November 24, 2024
Editorial

HIGHWAY OR LOW ROAD

It is confounding that so-called safety advocates would rather have tractor-trailer rigs carrying logs, gravel, heavy equipment and other commodities through downtown Bangor and along narrow rural roads instead of traveling on straighter and safer roads. This is the practical result of their opposition to measures to raise the weight limit on interstate highways.

It is past time that Congress reverse this untenable policy and allow trucks weighing up to 100,000 pounds to travel the interstate. A sensible amendment to the transportation reauthorization bill introduced in the Senate by Olympia Snowe and Susan Collins, and supported by Reps. Mike Michaud and Tom Allen, would allow the limit to be raised as part of a pilot project.

Trucks exceeding 80,000 pounds are barred from the interstate north of Augusta. An exemption granted in 1998 allows trucks weighing up to 100,000 pounds to travel on the Maine Turnpike and heavier trucks carrying jet fuel are allowed to use the highway to get to Bangor International Airport to supply military planes. According to truckers, the state police have only recently enforced the weight limit on Interstate 395, which connects Bangor and Brewer. As a result, more big trucks are traveling the streets of the two cities. Naturally, truckers warn that this is a dangerous development.

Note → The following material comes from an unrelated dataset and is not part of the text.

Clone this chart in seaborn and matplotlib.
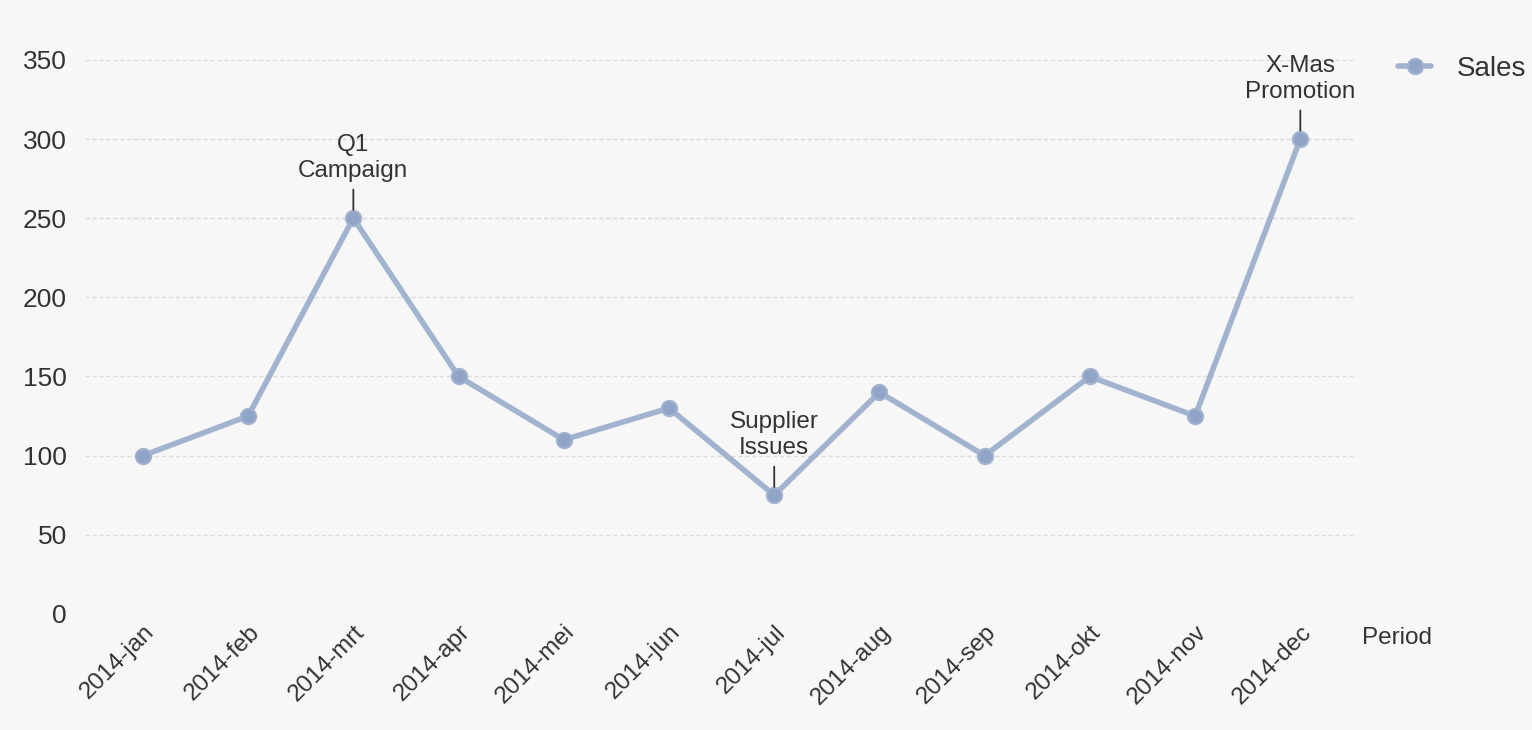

This summer, a study, mandated by the federal government, found that allowing trucks weighing more than 80,000 pounds on the Maine and New Hampshire turnpikes saved up to $4 million and dramatically reduced accidents. It found that the accident rate, per hundred million vehicle miles traveled, was more than four times higher on two-lane roads than on the Maine Turnpike between 2000 and 2003. The fatal crash rate on “diversion routes,” the largely two-lane undivided highways heavy trucks are now forced to travel, was 10 times higher than the Maine Turnpike and interstate routes, based on miles traveled. Accidents involving serious injuries were also less frequent on the turnpike and interstate than on diversion routes.

The report also found that costs to maintain roads could be lowered if the weight limits were upped. If the turnpike exemption were to end, the state would spend up to $2.4 million more annually on pavement rehabilitation and an addition $800,000 a year on bridge maintenance.

Officials in Atlantic Canada also want the weight limits increased. They point to a map of the region to make their point. Through New York, Massachusetts, southern New Hampshire, southern Maine and across Canada, the larger trucks can stay on the federal highway systems, swiftly moving goods through the region. But when they drive north as far as Augusta, the weight limit forces these trucks onto secondary roads, where the driving is less safe even as the lower speeds require more time and expense.

Although reauthorization of the transportation bill is likely to be drawn out and contentious, the pilot project provision should remain in the final version. An opportunity to reduce accidents, while saving money, should be too good for safety advocates to pass up.